**Aim:** Retype exactly the lines from the first one through the line with "41.7, 28.3, 46.2];", including both ends; skip any pictures.

**Stored data:**
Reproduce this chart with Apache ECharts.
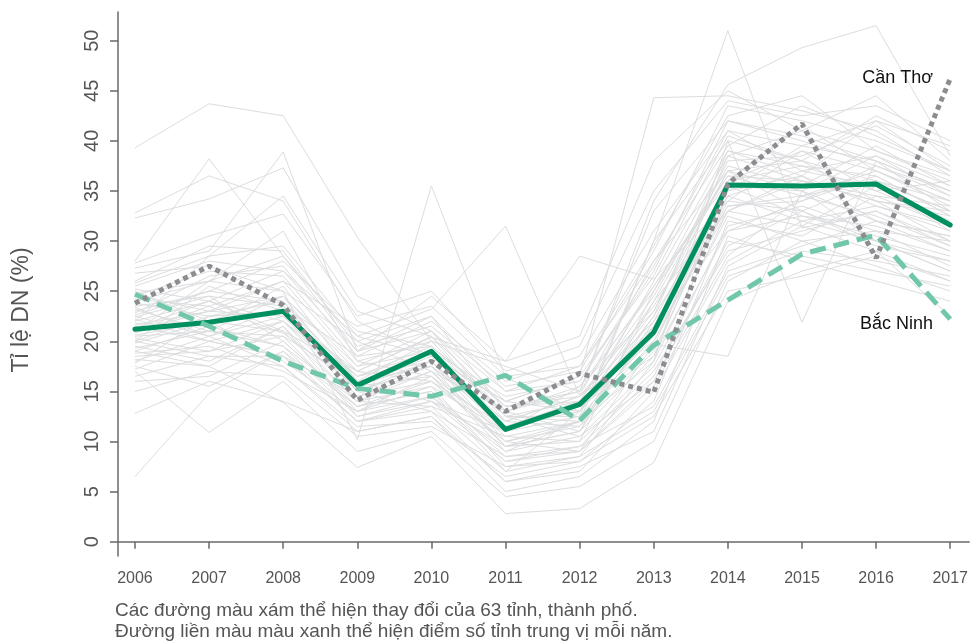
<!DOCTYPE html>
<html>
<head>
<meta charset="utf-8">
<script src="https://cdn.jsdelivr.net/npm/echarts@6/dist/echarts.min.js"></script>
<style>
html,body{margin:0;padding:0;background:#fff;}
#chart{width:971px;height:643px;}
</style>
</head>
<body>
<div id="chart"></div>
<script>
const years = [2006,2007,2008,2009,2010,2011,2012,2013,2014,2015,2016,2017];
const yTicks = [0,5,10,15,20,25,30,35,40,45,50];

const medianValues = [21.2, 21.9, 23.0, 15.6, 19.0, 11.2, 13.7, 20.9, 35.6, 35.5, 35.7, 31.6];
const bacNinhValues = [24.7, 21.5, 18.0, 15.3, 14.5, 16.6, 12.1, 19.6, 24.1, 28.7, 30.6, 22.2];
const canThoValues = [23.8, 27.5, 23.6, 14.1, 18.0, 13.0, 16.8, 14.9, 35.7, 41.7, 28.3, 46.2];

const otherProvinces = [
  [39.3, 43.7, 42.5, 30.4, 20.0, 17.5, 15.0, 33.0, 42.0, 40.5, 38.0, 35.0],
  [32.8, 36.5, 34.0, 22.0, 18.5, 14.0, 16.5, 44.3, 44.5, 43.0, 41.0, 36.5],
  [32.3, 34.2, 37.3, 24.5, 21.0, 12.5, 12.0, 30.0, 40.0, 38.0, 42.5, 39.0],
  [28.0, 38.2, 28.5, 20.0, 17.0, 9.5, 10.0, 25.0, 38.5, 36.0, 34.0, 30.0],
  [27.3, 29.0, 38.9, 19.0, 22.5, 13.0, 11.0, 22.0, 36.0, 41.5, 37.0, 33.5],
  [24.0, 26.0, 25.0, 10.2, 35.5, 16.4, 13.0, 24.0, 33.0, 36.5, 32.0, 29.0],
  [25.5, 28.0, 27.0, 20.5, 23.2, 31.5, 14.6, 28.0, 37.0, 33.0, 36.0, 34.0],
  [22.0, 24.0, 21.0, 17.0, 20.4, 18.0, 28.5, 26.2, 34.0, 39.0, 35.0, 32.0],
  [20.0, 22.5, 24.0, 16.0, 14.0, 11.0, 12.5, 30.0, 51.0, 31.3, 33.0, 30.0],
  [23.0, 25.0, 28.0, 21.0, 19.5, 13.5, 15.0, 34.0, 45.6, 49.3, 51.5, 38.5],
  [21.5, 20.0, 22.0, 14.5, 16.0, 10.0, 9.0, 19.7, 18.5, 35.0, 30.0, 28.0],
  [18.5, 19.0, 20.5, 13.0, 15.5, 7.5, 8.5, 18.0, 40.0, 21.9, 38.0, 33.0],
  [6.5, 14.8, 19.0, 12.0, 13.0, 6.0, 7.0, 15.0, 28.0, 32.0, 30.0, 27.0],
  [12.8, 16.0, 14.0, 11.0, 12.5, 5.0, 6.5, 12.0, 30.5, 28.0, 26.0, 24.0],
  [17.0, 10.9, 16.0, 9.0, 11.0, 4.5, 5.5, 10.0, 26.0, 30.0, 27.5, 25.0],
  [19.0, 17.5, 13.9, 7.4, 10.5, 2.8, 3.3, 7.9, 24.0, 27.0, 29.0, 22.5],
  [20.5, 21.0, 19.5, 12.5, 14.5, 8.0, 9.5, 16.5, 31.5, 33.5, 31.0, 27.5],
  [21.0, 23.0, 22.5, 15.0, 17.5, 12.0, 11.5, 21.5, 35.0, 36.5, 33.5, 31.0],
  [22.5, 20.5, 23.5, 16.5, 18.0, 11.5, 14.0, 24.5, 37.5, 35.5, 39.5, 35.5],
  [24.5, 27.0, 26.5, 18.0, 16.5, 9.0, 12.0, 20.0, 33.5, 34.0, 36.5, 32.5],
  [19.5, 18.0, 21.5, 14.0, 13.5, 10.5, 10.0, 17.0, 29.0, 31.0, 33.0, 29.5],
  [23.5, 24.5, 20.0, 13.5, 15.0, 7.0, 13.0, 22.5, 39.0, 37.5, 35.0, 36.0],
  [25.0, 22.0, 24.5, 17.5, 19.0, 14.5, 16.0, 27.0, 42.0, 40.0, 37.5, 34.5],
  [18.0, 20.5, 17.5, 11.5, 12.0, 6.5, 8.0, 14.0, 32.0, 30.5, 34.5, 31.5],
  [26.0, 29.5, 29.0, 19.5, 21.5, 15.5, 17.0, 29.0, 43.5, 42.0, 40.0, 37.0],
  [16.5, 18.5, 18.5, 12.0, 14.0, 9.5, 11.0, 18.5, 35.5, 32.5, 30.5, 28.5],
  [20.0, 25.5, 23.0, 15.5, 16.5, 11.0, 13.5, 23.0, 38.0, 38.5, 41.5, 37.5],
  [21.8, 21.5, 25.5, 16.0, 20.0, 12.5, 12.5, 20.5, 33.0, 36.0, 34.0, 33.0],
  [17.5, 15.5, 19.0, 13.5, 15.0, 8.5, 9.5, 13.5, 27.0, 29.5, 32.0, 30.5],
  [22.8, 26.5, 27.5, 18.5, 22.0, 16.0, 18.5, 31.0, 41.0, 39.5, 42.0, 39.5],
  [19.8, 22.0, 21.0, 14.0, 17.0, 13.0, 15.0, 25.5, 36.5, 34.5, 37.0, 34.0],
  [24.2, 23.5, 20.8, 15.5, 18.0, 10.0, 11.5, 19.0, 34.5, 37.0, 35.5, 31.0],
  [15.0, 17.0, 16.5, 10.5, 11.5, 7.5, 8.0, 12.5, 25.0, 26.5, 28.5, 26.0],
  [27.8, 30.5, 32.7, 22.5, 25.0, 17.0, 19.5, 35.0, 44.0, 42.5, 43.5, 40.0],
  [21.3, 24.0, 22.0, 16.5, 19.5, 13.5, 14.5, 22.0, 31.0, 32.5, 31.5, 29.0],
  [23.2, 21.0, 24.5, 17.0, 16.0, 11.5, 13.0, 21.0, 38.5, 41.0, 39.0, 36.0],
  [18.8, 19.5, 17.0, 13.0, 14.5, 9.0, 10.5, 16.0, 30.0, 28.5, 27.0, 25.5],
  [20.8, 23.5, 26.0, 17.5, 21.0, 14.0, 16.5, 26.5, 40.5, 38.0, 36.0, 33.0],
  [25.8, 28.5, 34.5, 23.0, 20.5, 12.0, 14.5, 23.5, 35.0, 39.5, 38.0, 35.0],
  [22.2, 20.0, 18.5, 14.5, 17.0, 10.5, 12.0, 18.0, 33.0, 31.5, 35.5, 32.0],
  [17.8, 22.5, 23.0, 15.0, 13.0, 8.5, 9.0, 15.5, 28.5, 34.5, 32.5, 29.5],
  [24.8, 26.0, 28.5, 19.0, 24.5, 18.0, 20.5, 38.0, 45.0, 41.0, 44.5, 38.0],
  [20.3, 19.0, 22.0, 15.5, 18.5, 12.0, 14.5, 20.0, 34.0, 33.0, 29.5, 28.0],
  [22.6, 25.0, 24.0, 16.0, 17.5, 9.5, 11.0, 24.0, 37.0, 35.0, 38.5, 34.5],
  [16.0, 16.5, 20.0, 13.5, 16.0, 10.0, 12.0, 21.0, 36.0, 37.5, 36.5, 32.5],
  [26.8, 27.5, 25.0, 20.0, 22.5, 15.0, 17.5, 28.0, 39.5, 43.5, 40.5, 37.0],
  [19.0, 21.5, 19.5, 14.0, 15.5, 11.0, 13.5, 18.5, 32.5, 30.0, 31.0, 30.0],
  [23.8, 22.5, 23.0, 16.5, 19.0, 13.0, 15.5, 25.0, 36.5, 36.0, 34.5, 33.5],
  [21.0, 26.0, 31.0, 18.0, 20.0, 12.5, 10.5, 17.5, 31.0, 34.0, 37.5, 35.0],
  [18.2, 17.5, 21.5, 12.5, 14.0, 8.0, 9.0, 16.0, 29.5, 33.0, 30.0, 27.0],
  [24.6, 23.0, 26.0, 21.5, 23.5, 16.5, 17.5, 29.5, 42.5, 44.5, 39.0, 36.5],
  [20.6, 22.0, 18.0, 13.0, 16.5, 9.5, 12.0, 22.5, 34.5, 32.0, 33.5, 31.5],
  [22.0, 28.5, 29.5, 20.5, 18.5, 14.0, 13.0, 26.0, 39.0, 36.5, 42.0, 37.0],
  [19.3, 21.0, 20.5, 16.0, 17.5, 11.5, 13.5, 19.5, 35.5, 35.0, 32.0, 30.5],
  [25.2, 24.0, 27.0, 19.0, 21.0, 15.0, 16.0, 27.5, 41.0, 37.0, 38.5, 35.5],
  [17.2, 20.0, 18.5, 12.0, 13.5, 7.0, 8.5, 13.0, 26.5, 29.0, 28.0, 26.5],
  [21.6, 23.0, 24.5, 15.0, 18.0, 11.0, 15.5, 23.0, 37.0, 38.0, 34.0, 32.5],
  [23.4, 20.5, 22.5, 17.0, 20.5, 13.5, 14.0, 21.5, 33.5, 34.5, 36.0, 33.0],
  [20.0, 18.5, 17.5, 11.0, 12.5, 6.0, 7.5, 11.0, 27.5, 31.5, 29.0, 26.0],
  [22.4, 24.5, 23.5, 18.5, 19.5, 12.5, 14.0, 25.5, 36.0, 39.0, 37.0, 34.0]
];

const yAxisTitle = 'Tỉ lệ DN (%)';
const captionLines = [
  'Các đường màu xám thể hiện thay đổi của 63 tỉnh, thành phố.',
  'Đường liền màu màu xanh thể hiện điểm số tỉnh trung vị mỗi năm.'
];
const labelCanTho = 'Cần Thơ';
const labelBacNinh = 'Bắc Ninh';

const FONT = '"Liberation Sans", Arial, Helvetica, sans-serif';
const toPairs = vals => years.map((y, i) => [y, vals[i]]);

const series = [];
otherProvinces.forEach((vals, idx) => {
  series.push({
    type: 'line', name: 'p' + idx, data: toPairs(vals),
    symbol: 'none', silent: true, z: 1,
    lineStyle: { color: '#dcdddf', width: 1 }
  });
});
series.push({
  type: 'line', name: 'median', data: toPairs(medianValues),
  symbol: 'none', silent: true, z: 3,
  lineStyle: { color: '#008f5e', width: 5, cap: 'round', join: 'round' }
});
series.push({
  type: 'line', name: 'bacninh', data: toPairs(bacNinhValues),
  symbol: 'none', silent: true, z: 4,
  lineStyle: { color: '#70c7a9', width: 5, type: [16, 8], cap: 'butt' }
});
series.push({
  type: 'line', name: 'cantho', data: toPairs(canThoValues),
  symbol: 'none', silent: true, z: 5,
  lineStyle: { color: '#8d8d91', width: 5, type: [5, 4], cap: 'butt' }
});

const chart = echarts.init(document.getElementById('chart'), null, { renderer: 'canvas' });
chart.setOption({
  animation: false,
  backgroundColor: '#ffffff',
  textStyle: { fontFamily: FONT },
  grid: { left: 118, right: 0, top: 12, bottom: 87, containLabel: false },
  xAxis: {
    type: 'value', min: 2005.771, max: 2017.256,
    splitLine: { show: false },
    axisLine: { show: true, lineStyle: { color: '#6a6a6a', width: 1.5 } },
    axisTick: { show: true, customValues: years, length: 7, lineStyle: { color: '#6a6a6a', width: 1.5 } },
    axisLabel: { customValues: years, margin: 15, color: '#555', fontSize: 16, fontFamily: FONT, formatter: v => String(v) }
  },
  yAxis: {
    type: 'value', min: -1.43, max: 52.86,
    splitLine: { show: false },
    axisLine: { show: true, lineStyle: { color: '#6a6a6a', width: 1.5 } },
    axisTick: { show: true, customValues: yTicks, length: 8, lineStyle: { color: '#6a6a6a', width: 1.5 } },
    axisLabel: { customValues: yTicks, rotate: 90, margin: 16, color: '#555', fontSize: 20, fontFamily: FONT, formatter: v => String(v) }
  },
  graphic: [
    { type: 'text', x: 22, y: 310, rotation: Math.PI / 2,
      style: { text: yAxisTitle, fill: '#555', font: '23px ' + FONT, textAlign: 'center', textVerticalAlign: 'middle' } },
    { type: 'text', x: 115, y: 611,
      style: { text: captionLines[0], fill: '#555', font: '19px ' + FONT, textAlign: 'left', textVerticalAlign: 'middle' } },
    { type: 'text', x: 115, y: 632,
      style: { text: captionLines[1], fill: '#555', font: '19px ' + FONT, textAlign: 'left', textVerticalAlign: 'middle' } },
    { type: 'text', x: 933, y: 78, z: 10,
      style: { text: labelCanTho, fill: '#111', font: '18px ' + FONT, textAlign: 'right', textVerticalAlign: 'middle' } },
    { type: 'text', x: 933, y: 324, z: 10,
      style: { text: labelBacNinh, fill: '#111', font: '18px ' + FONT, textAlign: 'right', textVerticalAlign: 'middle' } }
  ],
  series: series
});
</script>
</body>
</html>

**Answer to this task:**
Reproduce this chart with Apache ECharts.
<!DOCTYPE html>
<html>
<head>
<meta charset="utf-8">
<script src="https://cdn.jsdelivr.net/npm/echarts@6/dist/echarts.min.js"></script>
<style>
html,body{margin:0;padding:0;background:#fff;}
#chart{width:971px;height:643px;}
</style>
</head>
<body>
<div id="chart"></div>
<script>
const years = [2006,2007,2008,2009,2010,2011,2012,2013,2014,2015,2016,2017];
const yTicks = [0,5,10,15,20,25,30,35,40,45,50];

const medianValues = [21.2, 21.9, 23.0, 15.6, 19.0, 11.2, 13.7, 20.9, 35.6, 35.5, 35.7, 31.6];
const bacNinhValues = [24.7, 21.5, 18.0, 15.3, 14.5, 16.6, 12.1, 19.6, 24.1, 28.7, 30.6, 22.2];
const canThoValues = [23.8, 27.5, 23.6, 14.1, 18.0, 13.0, 16.8, 14.9, 35.7, 41.7, 28.3, 46.2];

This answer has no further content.